Islamisasi Epistemologi Ala Fuad Rumi

Menjelang kuliah
materi filsafat ilmu dimulai, ketua kelas yang terpilih secara aklamasi maju ke
depan untuk memberi arahan kepada kami, “Kita akan belajar filsafat ilmu, dan
memiliki dua dosen yang berbeda. Delapan pertemuan awal kita akan diajar oleh seorang
guru besar dalam filsafat, dan sisanya oleh Dr. Ir. Fuad Rumi.”
Kalau guru besar
yang masuk mengajar–lanjut ketua kelas—jangan terlalu sering menghubungkan antara
filsafat dengan agama apalagi ayat-ayat Alquran, tapi sebaliknya jika Ir. Fuad
Rumi mengajar, segala pendapat harus selalu bersandar dan berdasarkan dengan
nilai-nilai wahyu ilahi yang bersumber dari Alquran dan Sunnah.” Tegas ketua
kelas.
Selaku
mahasiswa, penulis paham betul bagaimana iklim pendidikan dunia kampus di
Indonesia. Hubungan antara dosen dan mahasiswa adalah sama dengan hubungan
antara nabi dan umatnya, sebagaimana Musa a.s. dan Bani Israil. Keselamatan
seorang mahasiswa sangat tergantung dari seorang dosen, sebagaimana peran
seorang nabi dalam menyelamatkan umatnya.
Faktanya,
penulis memiliki teman yang juga sedang menempuh studi program pascasarjana di
salahsatu kampus negeri termasyhur di
Indonesia bagian Timur terpaksa mengundurkan diri karena bertentangan dengan
dosennya dalam mata kuliah filsafat.

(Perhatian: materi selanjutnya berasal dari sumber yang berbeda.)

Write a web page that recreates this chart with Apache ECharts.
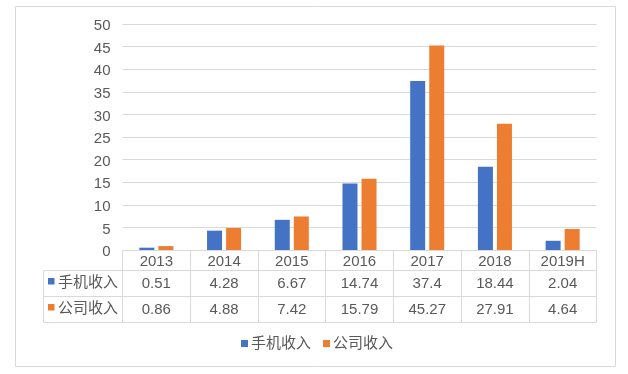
<!DOCTYPE html>
<html><head><meta charset="utf-8">
<script src="https://cdn.jsdelivr.net/npm/echarts@6/dist/echarts.min.js"></script>
<style>html,body{margin:0;padding:0;background:#fff}#c{width:628px;height:374px}</style>
</head><body><div id="c"></div>
<script>
var categories = ['2013','2014','2015','2016','2017','2018','2019H'];
var seriesNames = ['手机收入','公司收入'];
var phoneIncome = [0.51, 4.28, 6.67, 14.74, 37.4, 18.44, 2.04];
var companyIncome = [0.86, 4.88, 7.42, 15.79, 45.27, 27.91, 4.64];
var colors = ['#4472C4', '#ED7D31'];

var FONT = '"Liberation Sans", "Noto Sans CJK SC", sans-serif';
var TXT = '#595959';
var LINE = '#D9D9D9';

var chart = echarts.init(document.getElementById('c'));
function valueAxis(arr, margin) {
  return {
    type: 'category', data: categories, position: 'bottom', gridIndex: 0,
    axisLine: {show: false}, axisTick: {show: false}, splitLine: {show: false},
    axisLabel: {margin: margin, fontSize: 15, color: TXT, fontFamily: FONT, verticalAlign: 'middle',
      interval: 0, formatter: function (v, i) { return String(arr[i]); }}
  };
}
chart.setOption({
  animation: false,
  textStyle: {fontFamily: FONT},
  grid: {left: 122.5, right: 31.5, top: 24, bottom: 124},
  legend: {
    data: seriesNames, left: 236, top: 331, itemWidth: 7, itemHeight: 7, itemGap: 12,
    icon: 'rect', textStyle: {fontSize: 15, color: TXT, fontFamily: FONT, padding: [0, 0, 0, -2]}
  },
  xAxis: [
    {
      type: 'category', data: categories, position: 'bottom',
      axisLine: {show: true, lineStyle: {color: LINE}},
      axisTick: {show: true, length: 72.5, interval: 0, lineStyle: {color: LINE}},
      axisLabel: {margin: 11.5, fontSize: 15, color: TXT, fontFamily: FONT, verticalAlign: 'middle', interval: 0}
    },
    valueAxis(phoneIncome, 33.5),
    valueAxis(companyIncome, 59.5)
  ],
  yAxis: {
    type: 'value', min: 0, max: 50, interval: 5,
    axisLine: {show: false}, axisTick: {show: false},
    splitLine: {lineStyle: {color: LINE}},
    axisLabel: {fontSize: 15, color: TXT, fontFamily: FONT, margin: 12, verticalAlign: 'middle',
      formatter: function (v) { return '{a|' + v + '}'; },
      rich: {a: {fontSize: 15, color: TXT, fontFamily: FONT, padding: [4, 0, 0, 0]}}}
  },
  series: [
    {name: seriesNames[0], type: 'bar', data: phoneIncome, barWidth: 15, barGap: '27%', itemStyle: {color: colors[0]}},
    {name: seriesNames[1], type: 'bar', data: companyIncome, barWidth: 15, barGap: '27%', itemStyle: {color: colors[1]}}
  ],
  graphic: [
    {type: 'rect', shape: {x: 15.5, y: 6.5, width: 600, height: 360}, style: {fill: 'none', stroke: LINE}, silent: true},
    {type: 'line', shape: {x1: 43.5, y1: 270.5, x2: 596.5, y2: 270.5}, style: {stroke: LINE}},
    {type: 'line', shape: {x1: 43.5, y1: 296.5, x2: 596.5, y2: 296.5}, style: {stroke: LINE}},
    {type: 'line', shape: {x1: 43.5, y1: 322.5, x2: 596.5, y2: 322.5}, style: {stroke: LINE}},
    {type: 'line', shape: {x1: 43.5, y1: 270.5, x2: 43.5, y2: 322.5}, style: {stroke: LINE}},
    {type: 'rect', shape: {x: 48, y: 278, width: 6.5, height: 6.5}, style: {fill: colors[0]}},
    {type: 'rect', shape: {x: 48, y: 304, width: 6.5, height: 6.5}, style: {fill: colors[1]}},
    {type: 'text', x: 58, y: 283, style: {text: seriesNames[0], fontSize: 15, fill: TXT, fontFamily: FONT, verticalAlign: 'middle'}},
    {type: 'text', x: 58, y: 309, style: {text: seriesNames[1], fontSize: 15, fill: TXT, fontFamily: FONT, verticalAlign: 'middle'}}
  ]
});
</script></body></html>
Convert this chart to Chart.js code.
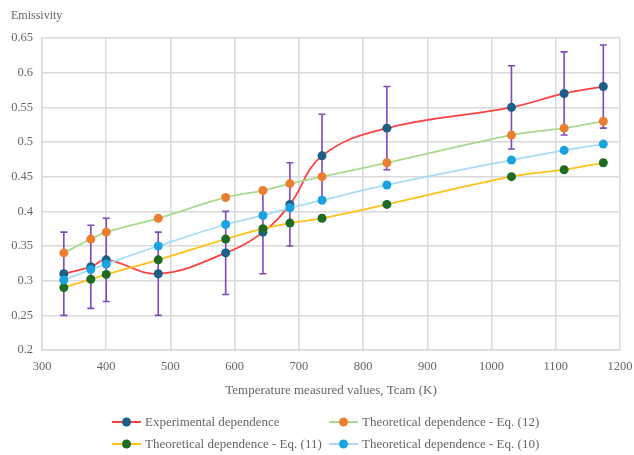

Ini hanya contoh kecil dari sekian banyak
korban ‘polemik’ dalam ilmu filsafat.
Polemik
Polemik
yang berasal dari bahasa Yunani Kuno ‘polemikos’ artinya suka berlawanan antara
satu dengan lainnya juga bisa diterapkan dalam kajian filsafat, betapa tidak,
dari dulu hingga kini para pemikir dan ulama muslim tidak pernah sebulat suara
menilai dan memandang filsafat. Ada yang berpendapat bahwa filsafat ikut andil
dalam memurtadkan seorang muslim, namun ada pula yang sebaliknya, menilai bahwa
filsafat sangat cocok diguna-pakai dalam pencarian kebenaran.
Mereka
yang antipati terhadap filsafat
karena menganggap sebagai ‘barang impor’ yang mengandung unsur-unsur
atheisme, sekularisme, relativisme, pluralisme, dan liberalisme. Filsafat dalam
pengertian inilah yang ditolak oleh para ulama Muslim dengan sebulat suara,
yaitu filsafat yang menggiring pelakunya kepada sikap anti-Tuhan dan anti-agama,
mendewakan akal, melecehkan Nabi, dan sebagainya.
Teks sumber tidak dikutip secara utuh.